В любом случае Ярроу не располагал всей нужной для изучения информацией. У лингвиста первой экспедиции было всего восемь месяцев на сбор данных, и немалый отрезок этого времени ушел на обучение нескольких кувыркунов американскому языку – без этого даже начать было невозможно. Корабль оставался на Озанове десять месяцев, но первые два экипаж провел на борту, пока роботы собирали образцы атмосферы и биоты, проверяя безопасность внешних условий для землян, – чтобы они ничем не отравились и не были поражены внезапной болезнью.
Вопреки всем предосторожностям, двое умерли от укусов насекомых, один стал жертвой местного хищника, и половина личного состава была поражена весьма серьезной, но нефатальной болезнью. Ее вызвала местная бактерия, безобидная для аборигенов, но мутировавшая в организмах не-озановских пришельцев.
Из опасения, что могут случиться и другие болезни, и имея приказ вести наблюдения, а не тщательные исследования, капитан распорядился о возвращении домой. Личный состав долго выдерживали в карантине на спутниковой станции, и только потом дали разрешение вернуться в родные пенаты. Лингвист экспедиции умер через несколько дней после приземления.
Параллельно со строительством второго корабля изготовили вакцину от этой болезни.
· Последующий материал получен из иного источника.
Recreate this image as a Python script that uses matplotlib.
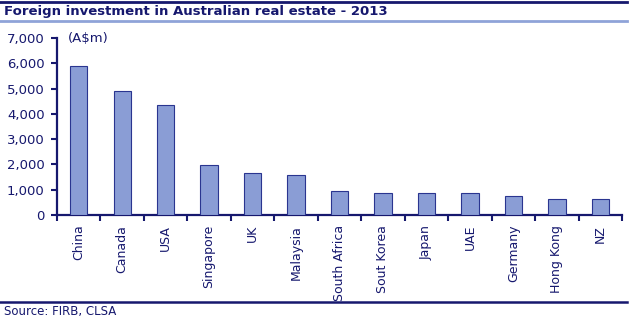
import matplotlib
matplotlib.use("Agg")
import matplotlib.pyplot as plt
from matplotlib.lines import Line2D

countries = ["China", "Canada", "USA", "Singapore", "UK", "Malaysia", "South Africa",
             "Sout Korea", "Japan", "UAE", "Germany", "Hong Kong", "NZ"]
values = [5900, 4900, 4350, 1980, 1660, 1580, 950, 880, 880, 880, 750, 620, 620]
yticks = [0, 1000, 2000, 3000, 4000, 5000, 6000, 7000]
ytick_labels = ["0", "1,000", "2,000", "3,000", "4,000", "5,000", "6,000", "7,000"]

navy = "#16186e"
bar_fill = "#8a9dd5"
bar_edge = "#2a3590"

W, H = 630, 322
fig = plt.figure(figsize=(W / 100, H / 100), dpi=100)
ax = fig.add_axes([57 / W, 1 - 215 / H, (622 - 57) / W, (215 - 38) / H])

x = list(range(len(countries)))
ax.bar(x, values, width=0.4, color=bar_fill, edgecolor=bar_edge, linewidth=0.8, zorder=3)

ax.set_xlim(-0.5, len(countries) - 0.5)
ax.set_ylim(0, 7000)
ax.set_yticks(yticks)
ax.set_yticklabels(ytick_labels, fontsize=9.5, color=navy)
ax.set_xticks(x)
ax.set_xticklabels(countries, rotation=90, fontsize=9, color=navy, va="top", ha="center")
ax.tick_params(axis="x", length=0, pad=7)
ax.set_xticks([i - 0.5 for i in range(len(countries) + 1)], minor=True)
ax.tick_params(axis="x", which="minor", length=4, width=1.5, color=navy, direction="out")
ax.tick_params(axis="y", length=4, width=1.5, color=navy, direction="out", pad=5)

for s in ["top", "right"]:
    ax.spines[s].set_visible(False)
for s in ["left", "bottom"]:
    ax.spines[s].set_color(navy)
    ax.spines[s].set_linewidth(1.6)

ax.text(0.019, 7000, "(A$m)", transform=ax.get_yaxis_transform(), fontsize=9.5,
        color=navy, va="center", ha="left")

# Header / footer lines and text
fig.add_artist(Line2D([0, 627 / W], [1 - 2 / H, 1 - 2 / H], color=navy, linewidth=2,
                      transform=fig.transFigure))
fig.add_artist(Line2D([0, 627 / W], [1 - 21 / H, 1 - 21 / H], color="#8fa3d8", linewidth=2,
                      transform=fig.transFigure))
fig.add_artist(Line2D([0, 627 / W], [1 - 302 / H, 1 - 302 / H], color=navy, linewidth=1.8,
                      transform=fig.transFigure))
fig.text(4 / W, 1 - 12 / H, "Foreign investment in Australian real estate - 2013",
         fontsize=9.5, fontweight="bold", color=navy, va="center", ha="left")
fig.text(4 / W, 1 - 312 / H, "Source: FIRB, CLSA", fontsize=8.5, color=navy,
         va="center", ha="left")

fig.savefig("out.png", dpi=100)
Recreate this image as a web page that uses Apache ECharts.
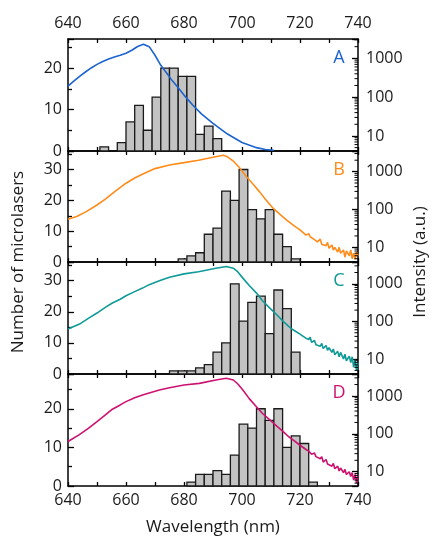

Все прочие собранные бактерии и вирусы испытали сперва на животных, а потом на социальных отщепенцах, посланных к Ч. В результате были получены многочисленные вакцины, и некоторые вызвали у экипажа «Гавриила» болезненную реакцию.
По какой-то причине, известной лишь иерархии, капитан первого корабля был разжалован. Может быть, думал Хэл, за то, что не собрал образцы крови у аборигенов. Из того немногого, что он узнал, да и то лишь по слухам, кувыркуны просто отказались давать образцы своей крови. Может быть, это подозрительность гавайцев передалась куврыкунам. Когда земные ученые попросили предоставить им мертвые тела для вскрытия – естественно, с чисто научными целями, – кувыркуны опять же отказались. Все мертвые, заявили они, подлежат кремации, и пепел их развеивается над полями. Да, нередко трупы перед кремацией вскрывают местные врачи, но это осуществляется в рамках религиозного обычая и должно быть проделано ритуально. Причем только кувыркунским врачом-жрецом.